Dan semua perjuangan mereka ini belum gue jelaskan dengan adu otot ketika turun kereta nantinya. Sejauh ini, penumpang kereta memang belum banyak mengerti apa definisi dari kata 'antre', walau gue merasa alhamdulillah bila penumpang busway TransJ tidak se-beringas KRL.

Entah kenapa, gue merasa senang aja memperhatikan para penumpang kereta setiap perjalanan pulang dan pergi kantor. Melihat begitu banyak orang berbeda, dengan tujuan naik kereta yang mungkin serupa dengan gue, namun pasti raut muka mereka menggambarkan seperti apa hari yang telah mereka lalui.
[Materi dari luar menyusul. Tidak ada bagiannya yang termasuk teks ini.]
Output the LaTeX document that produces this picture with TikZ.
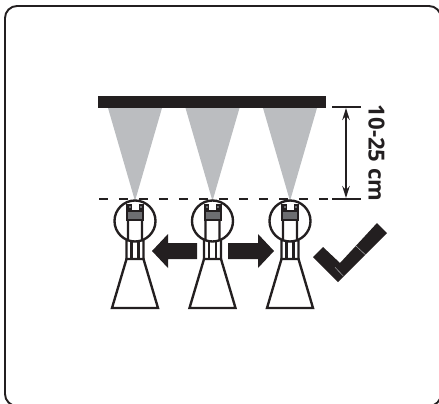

Dan menyenangkan bila melihat orang begitu bersemangat turun kereta dan hendak pulang menuju keluarganya. Sedikit sisi humanis ini menggambarkan sungguh banyak rasa sayang mereka terhadap yang menunggu di rumah. Semoga kedepannya Jabodetabek dapat merasakan kualitas perjalanan kereta yang lebih baik lagi, mengingat ribuan orang baik rela mengantre dan menggunakan jasanya.